- **REQUIRED WORK**
Extract, in full, the lines below, beginning at the first and ending with the line that contains "chl_ticks = [0, 5, 10, 15, 20, 25]". Pictures do not belong in the copy.

- **STORED DATA**
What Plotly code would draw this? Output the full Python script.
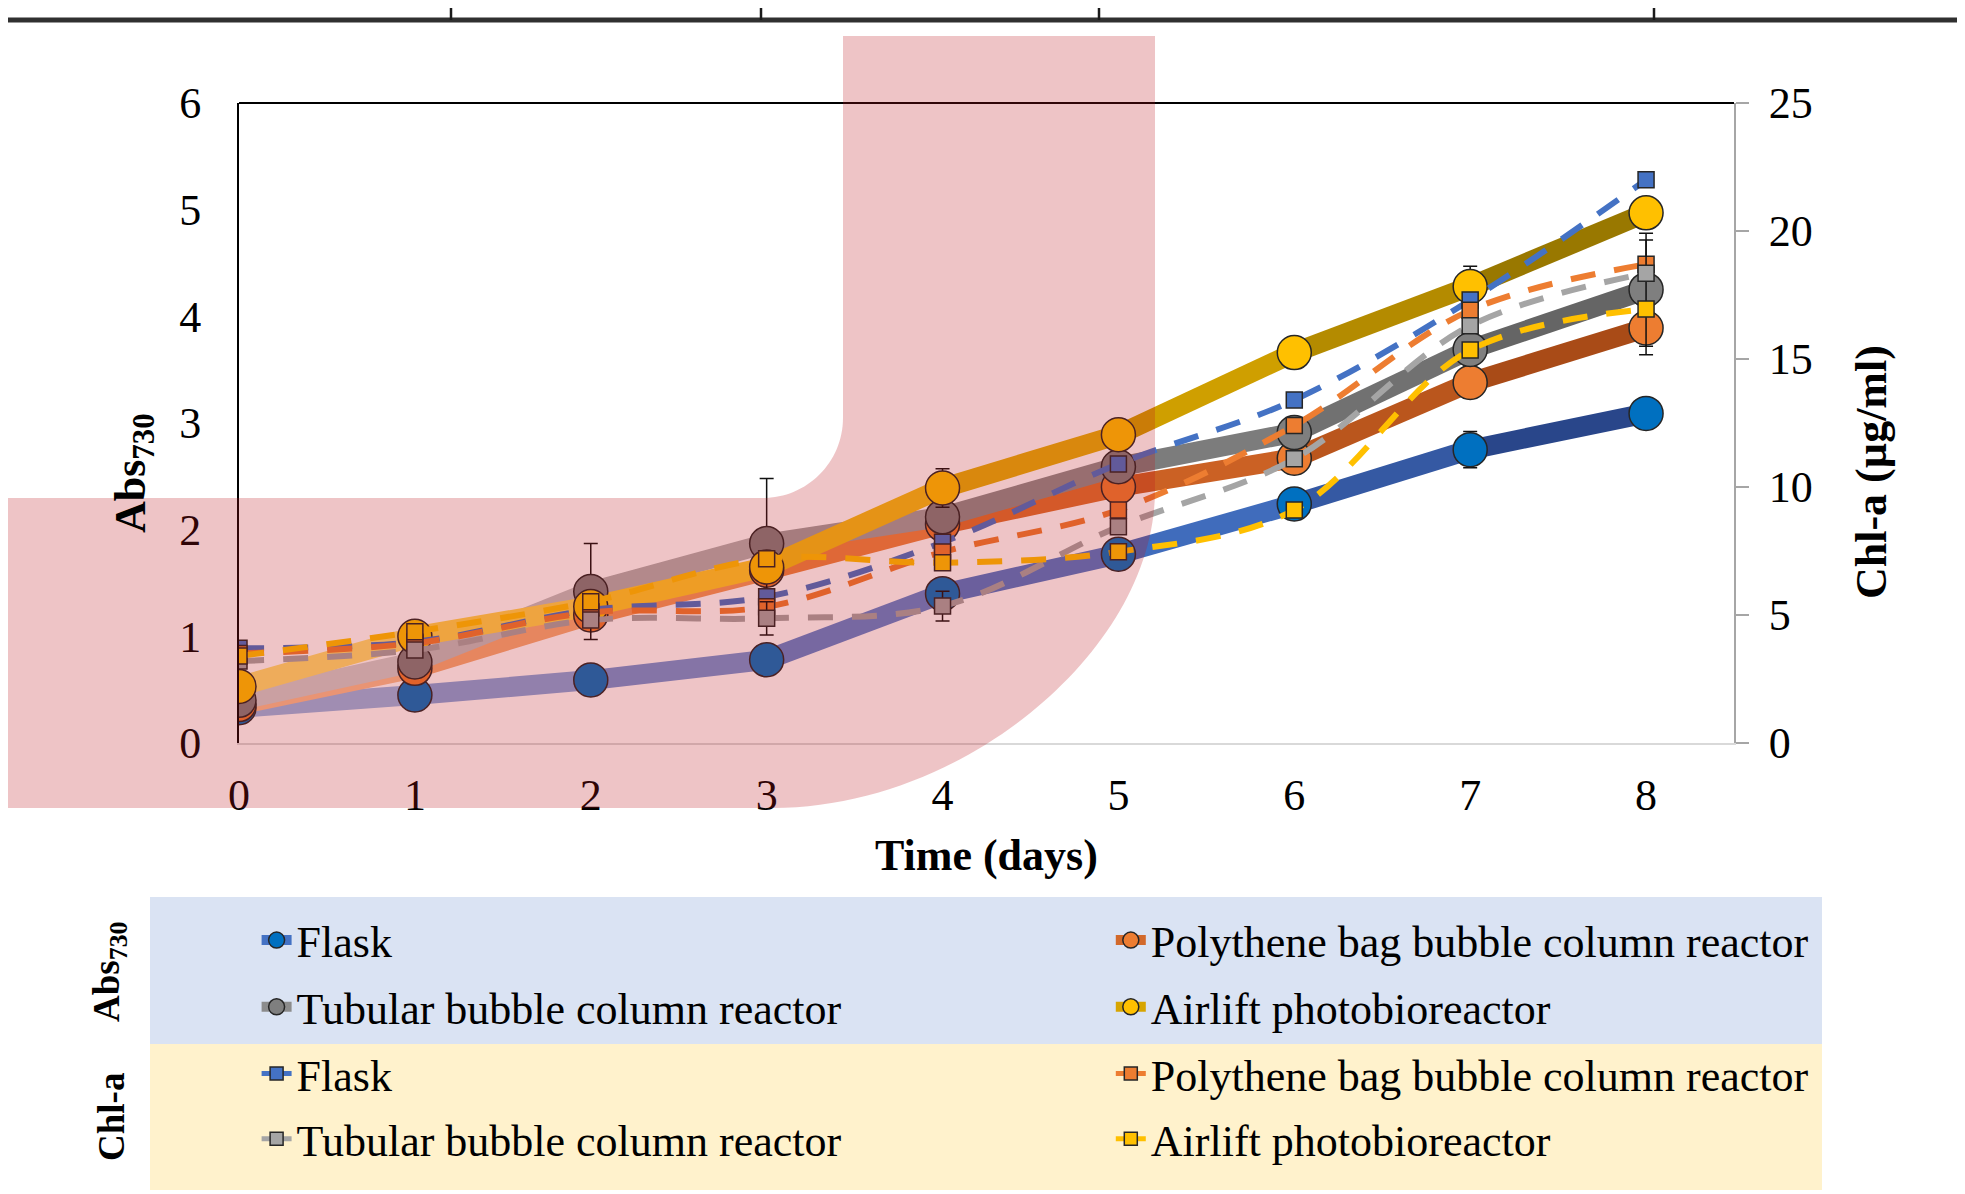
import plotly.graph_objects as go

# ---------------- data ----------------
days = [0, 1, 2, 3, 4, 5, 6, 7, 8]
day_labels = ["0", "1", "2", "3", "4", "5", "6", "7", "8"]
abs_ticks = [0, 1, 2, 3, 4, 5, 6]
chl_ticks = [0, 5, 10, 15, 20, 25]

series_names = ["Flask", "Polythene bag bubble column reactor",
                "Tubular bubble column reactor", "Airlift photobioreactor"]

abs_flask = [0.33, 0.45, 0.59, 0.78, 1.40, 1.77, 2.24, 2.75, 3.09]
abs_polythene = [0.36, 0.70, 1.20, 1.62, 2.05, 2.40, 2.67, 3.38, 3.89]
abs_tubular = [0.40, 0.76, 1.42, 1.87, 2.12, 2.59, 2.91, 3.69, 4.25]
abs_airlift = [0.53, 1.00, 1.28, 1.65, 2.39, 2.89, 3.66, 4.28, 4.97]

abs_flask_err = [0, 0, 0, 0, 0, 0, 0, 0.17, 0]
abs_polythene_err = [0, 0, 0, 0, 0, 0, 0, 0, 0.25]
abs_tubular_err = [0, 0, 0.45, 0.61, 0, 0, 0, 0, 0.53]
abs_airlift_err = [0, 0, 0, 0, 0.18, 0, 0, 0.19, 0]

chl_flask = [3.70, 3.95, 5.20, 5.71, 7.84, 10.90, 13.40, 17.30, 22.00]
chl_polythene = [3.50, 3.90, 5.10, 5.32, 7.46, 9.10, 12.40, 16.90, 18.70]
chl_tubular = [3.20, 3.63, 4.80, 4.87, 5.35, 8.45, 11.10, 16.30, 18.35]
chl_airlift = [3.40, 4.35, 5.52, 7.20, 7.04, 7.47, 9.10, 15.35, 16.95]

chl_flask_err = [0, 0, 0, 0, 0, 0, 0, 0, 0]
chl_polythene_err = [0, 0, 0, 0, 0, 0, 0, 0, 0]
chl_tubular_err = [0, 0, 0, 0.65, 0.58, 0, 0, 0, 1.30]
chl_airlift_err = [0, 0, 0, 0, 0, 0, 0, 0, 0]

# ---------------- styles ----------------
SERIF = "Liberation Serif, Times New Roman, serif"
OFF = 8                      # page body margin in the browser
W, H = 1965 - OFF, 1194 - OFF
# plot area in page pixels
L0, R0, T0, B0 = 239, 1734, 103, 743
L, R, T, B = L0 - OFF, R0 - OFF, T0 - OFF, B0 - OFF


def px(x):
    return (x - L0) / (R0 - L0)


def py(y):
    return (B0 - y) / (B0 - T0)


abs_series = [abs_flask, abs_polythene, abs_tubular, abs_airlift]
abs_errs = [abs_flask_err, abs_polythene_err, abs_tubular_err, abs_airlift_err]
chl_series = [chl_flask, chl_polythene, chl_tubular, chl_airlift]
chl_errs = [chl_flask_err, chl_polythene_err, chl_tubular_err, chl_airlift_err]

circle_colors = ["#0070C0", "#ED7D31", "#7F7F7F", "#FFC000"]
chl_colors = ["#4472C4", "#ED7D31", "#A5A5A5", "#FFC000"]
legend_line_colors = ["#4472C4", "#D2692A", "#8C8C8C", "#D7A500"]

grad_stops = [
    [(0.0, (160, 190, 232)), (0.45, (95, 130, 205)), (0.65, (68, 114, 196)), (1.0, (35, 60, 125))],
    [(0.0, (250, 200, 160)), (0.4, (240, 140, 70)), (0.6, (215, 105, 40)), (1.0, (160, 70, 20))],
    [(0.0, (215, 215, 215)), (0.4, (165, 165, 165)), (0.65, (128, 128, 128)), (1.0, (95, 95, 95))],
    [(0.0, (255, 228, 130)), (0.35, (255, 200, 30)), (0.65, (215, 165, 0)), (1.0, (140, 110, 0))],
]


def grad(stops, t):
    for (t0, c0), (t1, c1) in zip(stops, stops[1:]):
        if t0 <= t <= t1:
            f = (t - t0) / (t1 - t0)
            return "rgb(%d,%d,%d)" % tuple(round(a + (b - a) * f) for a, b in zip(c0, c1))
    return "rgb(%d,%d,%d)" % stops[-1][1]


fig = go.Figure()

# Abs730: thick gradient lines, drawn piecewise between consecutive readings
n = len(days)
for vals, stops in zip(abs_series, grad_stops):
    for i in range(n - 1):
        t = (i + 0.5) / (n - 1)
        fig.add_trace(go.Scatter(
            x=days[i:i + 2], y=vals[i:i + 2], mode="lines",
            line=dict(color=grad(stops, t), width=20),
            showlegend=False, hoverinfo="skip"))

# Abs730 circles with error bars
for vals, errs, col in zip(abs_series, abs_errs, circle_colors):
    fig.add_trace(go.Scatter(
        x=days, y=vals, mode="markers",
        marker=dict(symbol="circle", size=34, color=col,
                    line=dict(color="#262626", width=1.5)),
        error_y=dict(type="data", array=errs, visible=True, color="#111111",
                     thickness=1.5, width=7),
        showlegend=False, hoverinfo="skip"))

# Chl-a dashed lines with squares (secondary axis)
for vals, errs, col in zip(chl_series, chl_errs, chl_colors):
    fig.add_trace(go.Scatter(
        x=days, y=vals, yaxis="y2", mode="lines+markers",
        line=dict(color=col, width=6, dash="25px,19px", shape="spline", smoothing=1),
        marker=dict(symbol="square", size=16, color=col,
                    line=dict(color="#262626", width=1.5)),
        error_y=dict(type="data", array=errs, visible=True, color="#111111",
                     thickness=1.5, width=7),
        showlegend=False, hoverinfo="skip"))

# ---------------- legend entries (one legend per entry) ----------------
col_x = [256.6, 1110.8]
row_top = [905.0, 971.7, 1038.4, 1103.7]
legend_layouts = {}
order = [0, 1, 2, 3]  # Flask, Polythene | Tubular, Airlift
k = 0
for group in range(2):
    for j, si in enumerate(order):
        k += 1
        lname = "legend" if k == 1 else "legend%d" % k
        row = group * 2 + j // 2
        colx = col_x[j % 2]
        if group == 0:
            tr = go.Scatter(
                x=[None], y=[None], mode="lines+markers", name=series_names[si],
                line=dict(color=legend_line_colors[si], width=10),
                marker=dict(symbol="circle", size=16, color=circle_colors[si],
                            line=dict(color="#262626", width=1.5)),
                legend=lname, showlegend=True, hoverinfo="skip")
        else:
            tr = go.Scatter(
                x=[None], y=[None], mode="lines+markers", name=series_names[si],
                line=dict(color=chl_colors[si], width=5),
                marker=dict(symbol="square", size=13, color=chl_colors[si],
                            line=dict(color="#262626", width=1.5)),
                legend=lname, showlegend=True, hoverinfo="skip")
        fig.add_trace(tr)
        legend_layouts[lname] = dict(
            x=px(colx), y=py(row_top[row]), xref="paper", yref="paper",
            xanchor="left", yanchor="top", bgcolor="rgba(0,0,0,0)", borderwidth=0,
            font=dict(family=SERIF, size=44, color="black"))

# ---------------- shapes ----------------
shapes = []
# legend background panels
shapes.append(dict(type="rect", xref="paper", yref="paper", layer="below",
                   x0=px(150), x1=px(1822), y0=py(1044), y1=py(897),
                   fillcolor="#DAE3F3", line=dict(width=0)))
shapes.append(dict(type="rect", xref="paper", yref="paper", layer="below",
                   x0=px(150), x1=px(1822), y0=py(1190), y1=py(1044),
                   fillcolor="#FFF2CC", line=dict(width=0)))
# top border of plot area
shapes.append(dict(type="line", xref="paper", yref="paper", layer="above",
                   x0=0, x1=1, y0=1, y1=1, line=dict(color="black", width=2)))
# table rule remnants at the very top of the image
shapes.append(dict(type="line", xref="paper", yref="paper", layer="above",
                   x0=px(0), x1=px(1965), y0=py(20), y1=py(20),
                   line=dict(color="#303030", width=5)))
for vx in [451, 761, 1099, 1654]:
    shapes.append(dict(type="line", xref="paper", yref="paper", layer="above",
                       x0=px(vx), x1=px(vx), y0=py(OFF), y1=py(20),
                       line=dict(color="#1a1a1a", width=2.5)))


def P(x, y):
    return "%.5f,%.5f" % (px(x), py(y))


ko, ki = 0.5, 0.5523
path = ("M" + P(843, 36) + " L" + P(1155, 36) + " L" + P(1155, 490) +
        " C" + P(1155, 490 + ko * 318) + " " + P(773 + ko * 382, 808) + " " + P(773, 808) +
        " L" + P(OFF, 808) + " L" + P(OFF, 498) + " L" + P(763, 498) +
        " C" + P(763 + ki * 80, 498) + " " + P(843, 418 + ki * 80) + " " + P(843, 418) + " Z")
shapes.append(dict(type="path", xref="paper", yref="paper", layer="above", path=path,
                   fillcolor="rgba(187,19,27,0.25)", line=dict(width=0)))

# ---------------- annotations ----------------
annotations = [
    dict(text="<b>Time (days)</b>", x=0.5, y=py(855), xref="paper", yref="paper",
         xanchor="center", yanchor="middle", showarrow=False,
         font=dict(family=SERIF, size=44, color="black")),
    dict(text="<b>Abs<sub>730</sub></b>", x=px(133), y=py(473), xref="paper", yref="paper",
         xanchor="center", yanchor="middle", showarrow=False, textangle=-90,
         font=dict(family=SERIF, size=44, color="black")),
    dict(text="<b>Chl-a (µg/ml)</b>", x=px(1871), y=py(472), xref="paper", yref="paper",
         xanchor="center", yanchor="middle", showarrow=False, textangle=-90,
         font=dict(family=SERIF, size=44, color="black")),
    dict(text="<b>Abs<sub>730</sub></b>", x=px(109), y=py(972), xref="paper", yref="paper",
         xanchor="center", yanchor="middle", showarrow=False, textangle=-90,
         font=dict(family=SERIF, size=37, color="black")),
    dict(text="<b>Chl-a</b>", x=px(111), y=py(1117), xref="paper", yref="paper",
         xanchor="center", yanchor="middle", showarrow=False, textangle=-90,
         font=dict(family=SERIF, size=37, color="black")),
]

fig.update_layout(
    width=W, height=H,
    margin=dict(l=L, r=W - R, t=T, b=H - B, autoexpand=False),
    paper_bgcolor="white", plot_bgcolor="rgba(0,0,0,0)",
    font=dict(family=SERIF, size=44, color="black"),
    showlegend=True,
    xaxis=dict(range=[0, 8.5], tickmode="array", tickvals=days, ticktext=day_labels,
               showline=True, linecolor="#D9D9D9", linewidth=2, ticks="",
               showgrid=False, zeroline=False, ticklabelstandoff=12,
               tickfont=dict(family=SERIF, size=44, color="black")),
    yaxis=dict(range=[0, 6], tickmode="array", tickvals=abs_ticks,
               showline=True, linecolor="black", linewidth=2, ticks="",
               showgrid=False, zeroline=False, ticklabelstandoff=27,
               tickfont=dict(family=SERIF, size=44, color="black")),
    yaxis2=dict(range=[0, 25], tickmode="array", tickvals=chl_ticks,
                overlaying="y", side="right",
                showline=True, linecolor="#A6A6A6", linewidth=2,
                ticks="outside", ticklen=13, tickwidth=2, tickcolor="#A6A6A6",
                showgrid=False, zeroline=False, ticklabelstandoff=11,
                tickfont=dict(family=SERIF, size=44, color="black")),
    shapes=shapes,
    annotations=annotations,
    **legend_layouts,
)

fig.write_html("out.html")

- **RIGHT ANSWER**
What Plotly code would draw this? Output the full Python script.
import plotly.graph_objects as go

# ---------------- data ----------------
days = [0, 1, 2, 3, 4, 5, 6, 7, 8]
day_labels = ["0", "1", "2", "3", "4", "5", "6", "7", "8"]
abs_ticks = [0, 1, 2, 3, 4, 5, 6]
chl_ticks = [0, 5, 10, 15, 20, 25]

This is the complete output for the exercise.